— Material supplied —
########################################
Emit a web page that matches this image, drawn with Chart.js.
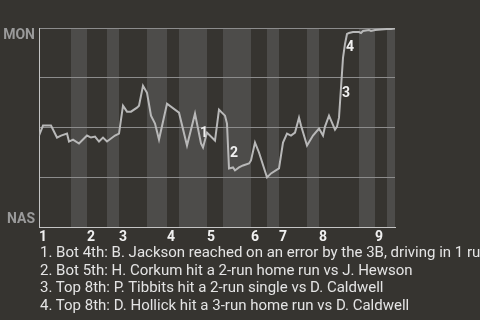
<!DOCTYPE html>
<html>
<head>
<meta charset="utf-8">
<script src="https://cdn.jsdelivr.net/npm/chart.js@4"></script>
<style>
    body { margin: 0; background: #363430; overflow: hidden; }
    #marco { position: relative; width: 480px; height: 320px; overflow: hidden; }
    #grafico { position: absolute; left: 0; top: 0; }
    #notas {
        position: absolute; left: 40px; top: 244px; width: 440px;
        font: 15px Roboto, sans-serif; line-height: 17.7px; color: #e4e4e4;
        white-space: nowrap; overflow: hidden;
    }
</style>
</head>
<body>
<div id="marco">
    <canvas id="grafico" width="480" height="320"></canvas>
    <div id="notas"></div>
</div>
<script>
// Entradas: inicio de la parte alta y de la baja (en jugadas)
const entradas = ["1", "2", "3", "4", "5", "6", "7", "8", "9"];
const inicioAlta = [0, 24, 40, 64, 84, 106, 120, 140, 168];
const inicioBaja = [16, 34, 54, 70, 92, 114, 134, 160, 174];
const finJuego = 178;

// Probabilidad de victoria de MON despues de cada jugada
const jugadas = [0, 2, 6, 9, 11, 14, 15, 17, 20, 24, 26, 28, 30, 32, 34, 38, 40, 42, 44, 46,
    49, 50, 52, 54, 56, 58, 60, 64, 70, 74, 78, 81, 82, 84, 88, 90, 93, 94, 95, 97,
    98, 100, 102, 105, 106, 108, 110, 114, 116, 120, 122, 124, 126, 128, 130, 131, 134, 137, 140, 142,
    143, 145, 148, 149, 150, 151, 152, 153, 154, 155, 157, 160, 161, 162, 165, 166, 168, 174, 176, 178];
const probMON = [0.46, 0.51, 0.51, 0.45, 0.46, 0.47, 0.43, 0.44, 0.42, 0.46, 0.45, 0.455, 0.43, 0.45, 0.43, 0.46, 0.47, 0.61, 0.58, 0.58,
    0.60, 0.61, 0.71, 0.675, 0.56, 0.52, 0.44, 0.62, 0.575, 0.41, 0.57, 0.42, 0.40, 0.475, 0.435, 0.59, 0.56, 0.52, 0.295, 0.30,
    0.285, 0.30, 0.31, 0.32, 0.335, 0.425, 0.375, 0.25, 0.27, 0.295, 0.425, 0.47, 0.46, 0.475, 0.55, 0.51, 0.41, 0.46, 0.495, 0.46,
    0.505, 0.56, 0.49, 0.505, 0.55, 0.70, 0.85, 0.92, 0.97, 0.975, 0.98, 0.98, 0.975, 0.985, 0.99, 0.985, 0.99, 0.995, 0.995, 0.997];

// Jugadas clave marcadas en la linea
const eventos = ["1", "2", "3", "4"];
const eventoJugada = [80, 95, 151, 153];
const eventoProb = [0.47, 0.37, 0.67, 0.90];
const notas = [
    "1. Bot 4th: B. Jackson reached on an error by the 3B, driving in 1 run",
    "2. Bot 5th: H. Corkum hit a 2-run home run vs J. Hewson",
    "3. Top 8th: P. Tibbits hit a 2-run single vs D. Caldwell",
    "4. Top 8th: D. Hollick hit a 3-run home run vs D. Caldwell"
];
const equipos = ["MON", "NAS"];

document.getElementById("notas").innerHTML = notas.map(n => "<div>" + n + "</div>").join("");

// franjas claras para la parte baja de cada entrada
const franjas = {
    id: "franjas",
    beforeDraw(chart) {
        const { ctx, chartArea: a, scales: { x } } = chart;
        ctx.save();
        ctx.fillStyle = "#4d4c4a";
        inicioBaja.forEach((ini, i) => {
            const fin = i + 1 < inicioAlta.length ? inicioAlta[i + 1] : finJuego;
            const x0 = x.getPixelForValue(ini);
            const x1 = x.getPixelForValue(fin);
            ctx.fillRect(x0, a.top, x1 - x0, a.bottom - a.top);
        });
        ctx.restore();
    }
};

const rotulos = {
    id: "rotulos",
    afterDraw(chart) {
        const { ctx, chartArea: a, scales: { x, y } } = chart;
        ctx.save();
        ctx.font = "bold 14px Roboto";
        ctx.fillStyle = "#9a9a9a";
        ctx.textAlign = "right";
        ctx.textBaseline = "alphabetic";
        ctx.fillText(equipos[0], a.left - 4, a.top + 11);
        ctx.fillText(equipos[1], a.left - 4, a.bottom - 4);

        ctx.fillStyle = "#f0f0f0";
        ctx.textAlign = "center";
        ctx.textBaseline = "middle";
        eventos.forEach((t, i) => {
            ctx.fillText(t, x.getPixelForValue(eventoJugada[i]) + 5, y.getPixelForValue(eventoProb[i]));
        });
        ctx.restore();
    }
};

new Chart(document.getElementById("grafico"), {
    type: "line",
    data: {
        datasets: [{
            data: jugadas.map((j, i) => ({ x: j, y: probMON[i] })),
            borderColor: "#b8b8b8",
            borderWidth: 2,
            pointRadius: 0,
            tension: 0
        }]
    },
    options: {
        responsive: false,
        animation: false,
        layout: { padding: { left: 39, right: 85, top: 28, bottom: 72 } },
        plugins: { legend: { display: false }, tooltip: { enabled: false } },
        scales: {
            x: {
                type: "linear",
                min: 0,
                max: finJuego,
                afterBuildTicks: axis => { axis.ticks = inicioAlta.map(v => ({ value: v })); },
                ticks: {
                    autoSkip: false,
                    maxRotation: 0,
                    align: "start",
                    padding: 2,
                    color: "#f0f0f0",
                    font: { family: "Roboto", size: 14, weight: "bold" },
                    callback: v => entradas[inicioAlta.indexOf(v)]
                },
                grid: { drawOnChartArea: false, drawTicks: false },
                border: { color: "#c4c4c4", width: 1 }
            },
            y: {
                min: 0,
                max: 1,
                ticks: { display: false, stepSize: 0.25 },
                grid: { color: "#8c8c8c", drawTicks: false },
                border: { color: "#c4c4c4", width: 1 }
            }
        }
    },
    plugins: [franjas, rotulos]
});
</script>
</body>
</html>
########################################
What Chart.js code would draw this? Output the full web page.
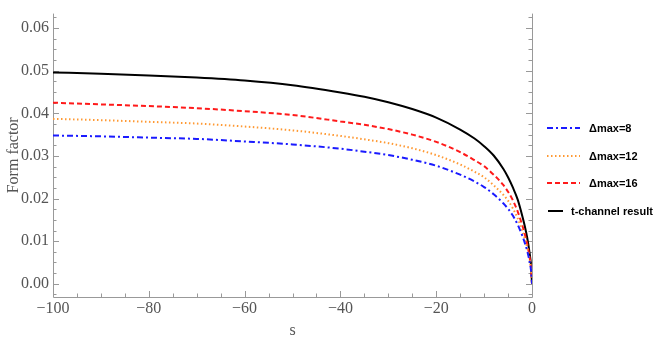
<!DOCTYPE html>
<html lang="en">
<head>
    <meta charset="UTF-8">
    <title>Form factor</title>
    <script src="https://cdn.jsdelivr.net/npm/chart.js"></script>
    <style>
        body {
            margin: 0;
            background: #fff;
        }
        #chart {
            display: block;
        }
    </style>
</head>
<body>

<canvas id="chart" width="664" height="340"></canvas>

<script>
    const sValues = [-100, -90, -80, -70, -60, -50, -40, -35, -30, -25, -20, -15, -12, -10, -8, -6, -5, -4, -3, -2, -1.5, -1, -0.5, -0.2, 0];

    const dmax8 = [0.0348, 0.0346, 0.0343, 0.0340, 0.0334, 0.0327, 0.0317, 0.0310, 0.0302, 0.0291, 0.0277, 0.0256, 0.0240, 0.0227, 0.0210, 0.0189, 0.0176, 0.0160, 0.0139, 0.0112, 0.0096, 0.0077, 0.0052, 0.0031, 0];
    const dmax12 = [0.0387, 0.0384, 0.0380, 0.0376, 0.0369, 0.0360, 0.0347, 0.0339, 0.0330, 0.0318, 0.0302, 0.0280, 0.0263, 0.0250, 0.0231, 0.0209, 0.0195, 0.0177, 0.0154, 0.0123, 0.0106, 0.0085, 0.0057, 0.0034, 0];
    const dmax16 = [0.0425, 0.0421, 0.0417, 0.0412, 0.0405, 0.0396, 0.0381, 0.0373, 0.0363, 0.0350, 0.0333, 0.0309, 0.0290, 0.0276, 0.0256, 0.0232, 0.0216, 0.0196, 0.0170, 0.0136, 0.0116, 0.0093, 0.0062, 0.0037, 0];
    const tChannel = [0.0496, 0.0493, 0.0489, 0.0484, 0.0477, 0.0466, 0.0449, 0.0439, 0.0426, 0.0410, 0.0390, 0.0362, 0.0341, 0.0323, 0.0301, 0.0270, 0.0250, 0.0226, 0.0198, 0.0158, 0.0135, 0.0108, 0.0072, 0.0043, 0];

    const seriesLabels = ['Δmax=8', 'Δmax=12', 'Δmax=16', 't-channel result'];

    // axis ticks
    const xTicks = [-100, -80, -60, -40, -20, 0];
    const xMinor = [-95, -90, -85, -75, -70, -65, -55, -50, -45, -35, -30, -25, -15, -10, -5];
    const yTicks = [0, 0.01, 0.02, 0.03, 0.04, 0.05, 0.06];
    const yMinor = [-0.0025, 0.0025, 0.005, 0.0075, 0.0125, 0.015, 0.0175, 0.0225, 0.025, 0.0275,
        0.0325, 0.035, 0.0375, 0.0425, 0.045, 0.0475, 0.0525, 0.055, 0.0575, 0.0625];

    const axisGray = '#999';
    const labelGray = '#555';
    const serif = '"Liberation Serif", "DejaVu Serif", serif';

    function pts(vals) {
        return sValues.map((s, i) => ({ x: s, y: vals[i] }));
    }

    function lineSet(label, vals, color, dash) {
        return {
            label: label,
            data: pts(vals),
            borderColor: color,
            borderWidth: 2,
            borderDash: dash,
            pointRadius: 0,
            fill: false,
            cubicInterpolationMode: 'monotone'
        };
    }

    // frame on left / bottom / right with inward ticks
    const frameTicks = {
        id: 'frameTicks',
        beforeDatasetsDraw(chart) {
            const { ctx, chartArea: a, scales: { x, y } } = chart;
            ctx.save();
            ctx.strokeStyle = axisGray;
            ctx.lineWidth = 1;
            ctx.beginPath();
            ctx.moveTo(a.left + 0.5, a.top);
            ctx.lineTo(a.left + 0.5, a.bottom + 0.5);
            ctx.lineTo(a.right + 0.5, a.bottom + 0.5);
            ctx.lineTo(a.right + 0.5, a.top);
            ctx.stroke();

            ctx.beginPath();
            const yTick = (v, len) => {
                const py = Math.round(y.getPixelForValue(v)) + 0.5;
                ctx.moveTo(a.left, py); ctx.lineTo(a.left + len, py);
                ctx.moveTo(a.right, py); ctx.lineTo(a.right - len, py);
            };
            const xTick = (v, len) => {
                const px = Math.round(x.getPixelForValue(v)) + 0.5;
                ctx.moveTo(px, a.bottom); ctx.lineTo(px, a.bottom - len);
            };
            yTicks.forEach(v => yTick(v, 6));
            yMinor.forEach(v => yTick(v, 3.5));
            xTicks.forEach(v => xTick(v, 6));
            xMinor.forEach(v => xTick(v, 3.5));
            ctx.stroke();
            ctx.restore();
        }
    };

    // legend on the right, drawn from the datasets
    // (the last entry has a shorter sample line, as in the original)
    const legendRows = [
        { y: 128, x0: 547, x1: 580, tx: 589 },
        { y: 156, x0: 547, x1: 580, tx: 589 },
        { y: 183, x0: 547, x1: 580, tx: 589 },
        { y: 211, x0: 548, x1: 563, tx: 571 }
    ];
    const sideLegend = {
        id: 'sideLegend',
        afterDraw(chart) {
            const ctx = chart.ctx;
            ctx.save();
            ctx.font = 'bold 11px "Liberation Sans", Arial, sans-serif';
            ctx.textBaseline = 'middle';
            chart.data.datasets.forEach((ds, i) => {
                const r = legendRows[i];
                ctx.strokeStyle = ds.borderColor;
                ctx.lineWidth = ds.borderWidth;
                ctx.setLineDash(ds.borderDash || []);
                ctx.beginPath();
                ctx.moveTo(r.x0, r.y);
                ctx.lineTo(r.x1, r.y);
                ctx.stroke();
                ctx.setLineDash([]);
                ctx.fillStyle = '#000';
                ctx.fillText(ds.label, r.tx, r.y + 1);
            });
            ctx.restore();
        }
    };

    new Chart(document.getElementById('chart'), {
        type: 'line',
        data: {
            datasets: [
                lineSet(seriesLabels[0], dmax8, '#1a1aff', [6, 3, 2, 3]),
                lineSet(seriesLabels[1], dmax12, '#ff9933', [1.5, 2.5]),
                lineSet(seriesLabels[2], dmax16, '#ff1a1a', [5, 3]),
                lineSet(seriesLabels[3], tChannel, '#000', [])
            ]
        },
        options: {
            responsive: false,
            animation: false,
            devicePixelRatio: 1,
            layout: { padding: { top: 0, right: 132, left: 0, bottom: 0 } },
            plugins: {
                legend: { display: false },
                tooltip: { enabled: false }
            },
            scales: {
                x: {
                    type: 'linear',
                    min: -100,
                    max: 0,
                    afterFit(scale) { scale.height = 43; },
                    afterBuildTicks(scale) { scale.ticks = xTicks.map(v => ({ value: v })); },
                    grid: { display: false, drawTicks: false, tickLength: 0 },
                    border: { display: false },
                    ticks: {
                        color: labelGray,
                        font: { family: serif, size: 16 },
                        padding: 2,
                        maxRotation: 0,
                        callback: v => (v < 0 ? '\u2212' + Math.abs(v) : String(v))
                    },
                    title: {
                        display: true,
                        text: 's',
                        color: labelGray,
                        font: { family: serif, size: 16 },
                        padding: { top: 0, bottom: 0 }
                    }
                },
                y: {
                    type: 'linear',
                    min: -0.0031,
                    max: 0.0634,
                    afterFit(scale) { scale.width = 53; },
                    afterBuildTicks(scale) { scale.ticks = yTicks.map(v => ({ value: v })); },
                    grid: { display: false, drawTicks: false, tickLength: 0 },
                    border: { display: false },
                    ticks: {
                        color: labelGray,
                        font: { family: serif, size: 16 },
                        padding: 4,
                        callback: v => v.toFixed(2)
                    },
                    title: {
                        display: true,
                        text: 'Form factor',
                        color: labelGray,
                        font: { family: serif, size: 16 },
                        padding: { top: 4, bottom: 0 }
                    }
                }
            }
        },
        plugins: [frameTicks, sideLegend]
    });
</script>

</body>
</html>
########################################
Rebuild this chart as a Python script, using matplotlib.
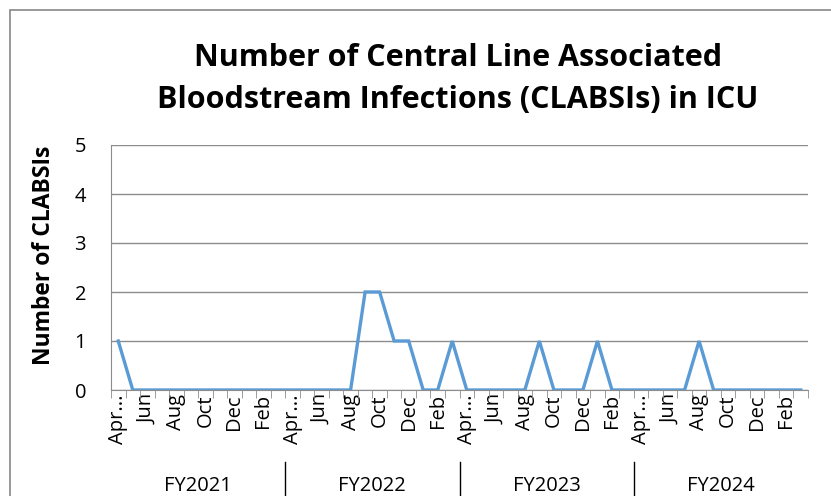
########################################
— Exercise details —
Above are the records. Copy word for word only their lines from the one holding "What Chart.js code" through the one holding "0.055, 0.0575, 0.0625];", both included, and skip the images.

— Correct result —
What Chart.js code would draw this? Output the full web page.
<!DOCTYPE html>
<html lang="en">
<head>
    <meta charset="UTF-8">
    <title>Form factor</title>
    <script src="https://cdn.jsdelivr.net/npm/chart.js"></script>
    <style>
        body {
            margin: 0;
            background: #fff;
        }
        #chart {
            display: block;
        }
    </style>
</head>
<body>

<canvas id="chart" width="664" height="340"></canvas>

<script>
    const sValues = [-100, -90, -80, -70, -60, -50, -40, -35, -30, -25, -20, -15, -12, -10, -8, -6, -5, -4, -3, -2, -1.5, -1, -0.5, -0.2, 0];

    const dmax8 = [0.0348, 0.0346, 0.0343, 0.0340, 0.0334, 0.0327, 0.0317, 0.0310, 0.0302, 0.0291, 0.0277, 0.0256, 0.0240, 0.0227, 0.0210, 0.0189, 0.0176, 0.0160, 0.0139, 0.0112, 0.0096, 0.0077, 0.0052, 0.0031, 0];
    const dmax12 = [0.0387, 0.0384, 0.0380, 0.0376, 0.0369, 0.0360, 0.0347, 0.0339, 0.0330, 0.0318, 0.0302, 0.0280, 0.0263, 0.0250, 0.0231, 0.0209, 0.0195, 0.0177, 0.0154, 0.0123, 0.0106, 0.0085, 0.0057, 0.0034, 0];
    const dmax16 = [0.0425, 0.0421, 0.0417, 0.0412, 0.0405, 0.0396, 0.0381, 0.0373, 0.0363, 0.0350, 0.0333, 0.0309, 0.0290, 0.0276, 0.0256, 0.0232, 0.0216, 0.0196, 0.0170, 0.0136, 0.0116, 0.0093, 0.0062, 0.0037, 0];
    const tChannel = [0.0496, 0.0493, 0.0489, 0.0484, 0.0477, 0.0466, 0.0449, 0.0439, 0.0426, 0.0410, 0.0390, 0.0362, 0.0341, 0.0323, 0.0301, 0.0270, 0.0250, 0.0226, 0.0198, 0.0158, 0.0135, 0.0108, 0.0072, 0.0043, 0];

    const seriesLabels = ['Δmax=8', 'Δmax=12', 'Δmax=16', 't-channel result'];

    // axis ticks
    const xTicks = [-100, -80, -60, -40, -20, 0];
    const xMinor = [-95, -90, -85, -75, -70, -65, -55, -50, -45, -35, -30, -25, -15, -10, -5];
    const yTicks = [0, 0.01, 0.02, 0.03, 0.04, 0.05, 0.06];
    const yMinor = [-0.0025, 0.0025, 0.005, 0.0075, 0.0125, 0.015, 0.0175, 0.0225, 0.025, 0.0275,
        0.0325, 0.035, 0.0375, 0.0425, 0.045, 0.0475, 0.0525, 0.055, 0.0575, 0.0625];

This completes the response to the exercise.